As with other aspiring MLB players who hope to get their statues enshrined in Cooperstown, potential Hall of Fame pitchers need to win awards or compile career statistics. Ideally, the best candidate should have a bunch of trophies as well as gaudy career numbers. For starting pitchers, the most prestigious award is the Cy Young, with other accolades such as Rookie of the Year, Gold Glove, and All-Star selection carrying some weight. Compilers need to have long careers and rack up impressive statistics, namely the number of wins and strikeouts for pitchers.

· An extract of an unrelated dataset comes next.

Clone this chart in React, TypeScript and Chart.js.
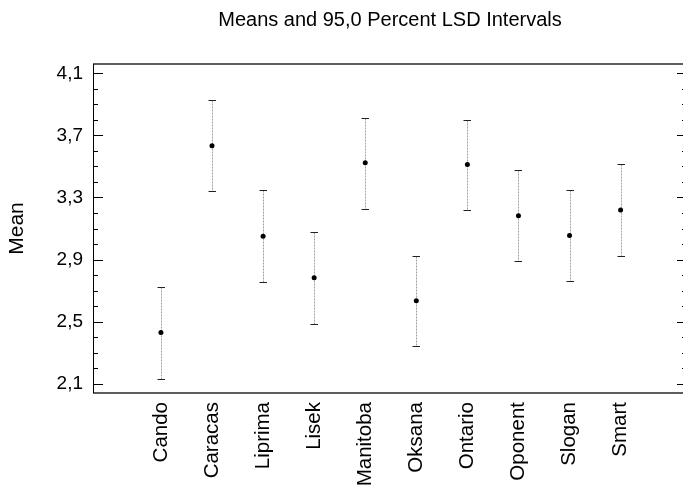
import React, { useEffect, useRef } from 'react';
import { Chart, registerables } from 'chart.js';

Chart.register(...registerables);

// ---- data ----
const categories = ['Cando', 'Caracas', 'Liprima', 'Lisek', 'Manitoba', 'Oksana', 'Ontario', 'Oponent', 'Slogan', 'Smart'];
const means = [2.43, 3.633, 3.05, 2.783, 3.523, 2.635, 3.512, 3.182, 3.055, 3.22];
const upperLimits = [2.72, 3.93, 3.345, 3.077, 3.815, 2.924, 3.802, 3.474, 3.35, 3.513];
const lowerLimits = [2.132, 3.339, 2.757, 2.487, 3.225, 2.341, 3.216, 2.89, 2.763, 2.924];
const yMajorTicks = [2.1, 2.5, 2.9, 3.3, 3.7, 4.1];
const yMinorPerMajor = 3;
const titleText = 'Means and 95,0 Percent LSD Intervals';
const yTitleText = 'Mean';

const FONT = '"Liberation Sans", Arial, Helvetica, sans-serif';

const isMajor = (v: number) => yMajorTicks.some((m) => Math.abs(m - v) < 1e-6);

const buildYTicks = () => {
  const out: { value: number }[] = [];
  for (let i = 0; i < yMajorTicks.length; i++) {
    out.push({ value: yMajorTicks[i] });
    if (i < yMajorTicks.length - 1) {
      const step = (yMajorTicks[i + 1] - yMajorTicks[i]) / (yMinorPerMajor + 1);
      for (let k = 1; k <= yMinorPerMajor; k++) out.push({ value: +(yMajorTicks[i] + step * k).toFixed(4) });
    }
  }
  return out;
};

const lsdPlugin = {
  id: 'lsdIntervals',
  beforeDatasetsDraw(chart: any) {
    const { ctx, scales } = chart;
    const x = scales.x;
    const y = scales.y;
    ctx.save();
    categories.forEach((_, i) => {
      const px = Math.round(x.getPixelForValue(i + 1)) + 0.5;
      const top = Math.round(y.getPixelForValue(upperLimits[i])) + 0.5;
      const bot = Math.round(y.getPixelForValue(lowerLimits[i])) + 0.5;
      ctx.strokeStyle = '#a0a0a0';
      ctx.lineWidth = 1;
      ctx.setLineDash([2, 1]);
      ctx.beginPath();
      ctx.moveTo(px, top);
      ctx.lineTo(px, bot);
      ctx.stroke();
      ctx.setLineDash([]);
      ctx.strokeStyle = '#222';
      ctx.beginPath();
      ctx.moveTo(px - 4, top);
      ctx.lineTo(px + 3.5, top);
      ctx.moveTo(px - 4, bot);
      ctx.lineTo(px + 3.5, bot);
      ctx.stroke();
    });
    ctx.restore();
  },
  afterDraw(chart: any) {
    const { ctx, chartArea, scales } = chart;
    const y = scales.y;
    const { left, right, top, bottom } = chartArea;
    ctx.save();
    // frame
    ctx.strokeStyle = '#2a2a2a';
    ctx.lineWidth = 1.5;
    ctx.beginPath();
    ctx.moveTo(left, top);
    ctx.lineTo(right, top);
    ctx.moveTo(left, bottom);
    ctx.lineTo(right, bottom);
    ctx.stroke();
    ctx.strokeStyle = '#000';
    ctx.lineWidth = 1;
    ctx.beginPath();
    ctx.moveTo(left + 0.5, top);
    ctx.lineTo(left + 0.5, bottom);
    ctx.moveTo(right - 0.5, top);
    ctx.lineTo(right - 0.5, bottom);
    ctx.stroke();
    // inward ticks on both sides
    y.ticks.forEach((t: any) => {
      const py = Math.round(y.getPixelForValue(t.value)) + 0.5;
      const len = isMajor(t.value) ? 10 : 5;
      ctx.strokeStyle = '#000';
      ctx.lineWidth = isMajor(t.value) ? 1.2 : 1;
      ctx.beginPath();
      ctx.moveTo(left, py);
      ctx.lineTo(left + len, py);
      ctx.moveTo(right, py);
      ctx.lineTo(right - len, py);
      ctx.stroke();
    });
    ctx.restore();
  },
};

export default function App() {
  const canvasRef = useRef<HTMLCanvasElement | null>(null);

  useEffect(() => {
    if (!canvasRef.current) return;
    const chart = new Chart(canvasRef.current, {
      type: 'scatter',
      data: {
        datasets: [
          {
            data: means.map((m, i) => ({ x: i + 1, y: m })),
            pointRadius: 2.5,
            pointHoverRadius: 2.5,
            pointBackgroundColor: '#000',
            pointBorderColor: '#000',
            pointBorderWidth: 0,
            showLine: false,
          },
        ],
      },
      options: {
        animation: false,
        responsive: false,
        events: [],
        layout: { padding: { left: 0, top: 0, right: 103, bottom: 0 } },
        plugins: {
          legend: { display: false },
          tooltip: { enabled: false },
          title: {
            display: true,
            fullSize: false,
            text: titleText,
            color: '#000',
            font: { family: FONT, size: 20, weight: 'normal' },
            padding: { top: 8, bottom: 32 },
          },
        },
        scales: {
          x: {
            type: 'linear',
            min: -0.33,
            max: 11.3,
            grid: { display: false, drawTicks: false },
            border: { display: false },
            afterBuildTicks: (scale: any) => {
              scale.ticks = categories.map((_, i) => ({ value: i + 1 }));
            },
            afterFit: (scale: any) => {
              scale.height = 97;
              scale.paddingLeft = 0;
              scale.paddingRight = 0;
            },
            ticks: {
              autoSkip: false,
              minRotation: 90,
              maxRotation: 90,
              padding: 9,
              color: '#000',
              font: { family: FONT, size: 20.5 },
              callback: (v: any) => categories[Math.round(Number(v)) - 1] ?? '',
            },
          },
          y: {
            type: 'linear',
            min: 2.04,
            max: 4.16,
            grid: { display: false, drawTicks: false },
            border: { display: false },
            afterBuildTicks: (scale: any) => {
              scale.ticks = buildYTicks();
            },
            afterFit: (scale: any) => {
              scale.width = 93;
              scale.paddingTop = 0;
              scale.paddingBottom = 0;
            },
            title: {
              display: true,
              text: yTitleText,
              color: '#000',
              font: { family: FONT, size: 21 },
              padding: { top: 5, bottom: 0 },
            },
            ticks: {
              autoSkip: false,
              padding: 10,
              color: '#000',
              font: { family: FONT, size: 19 },
              callback: (v: any) => (isMajor(Number(v)) ? Number(v).toFixed(1).replace('.', ',') : ''),
            },
          },
        },
      } as any,
      plugins: [lsdPlugin],
    });
    return () => chart.destroy();
  }, []);

  return (
    <div style={{ position: 'fixed', left: 0, top: 0, width: 683, height: 490, overflow: 'hidden', background: '#fff' }}>
      <canvas ref={canvasRef} width={790} height={490} style={{ display: 'block', width: 790, height: 490 }} />
    </div>
  );
}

If Jacob deGrom were to make the Hall of Fame, he would most likely have to rely on his award tallies. Aside from his two Cy Young awards, deGrom has also won the Rookie of the Year Award and has been named to three All-star teams. However, his career statistics thus far are not impressive. Although his 1,255 strikeouts in six seasons are remarkable, his 66 career victories not nearly as impressive. Unfortunately for deGrom, he is infamous for being one of the most unlucky pitchers in baseball. Because the Mets offense provides him with very little run support, it has been difficult for him to earn a large number of wins. In 2018, the Mets offense average 4.25 runs per game during the season, but when Jacob deGrom pitched, they only averaged 3.55 runs, which was the main reason why deGrom won only ten games in his first Cy Young season. 2019 wasn’t much better, with only 11 wins. As a comparison, American League Cy Young winner Justin Verlander had 21 wins just in 2019!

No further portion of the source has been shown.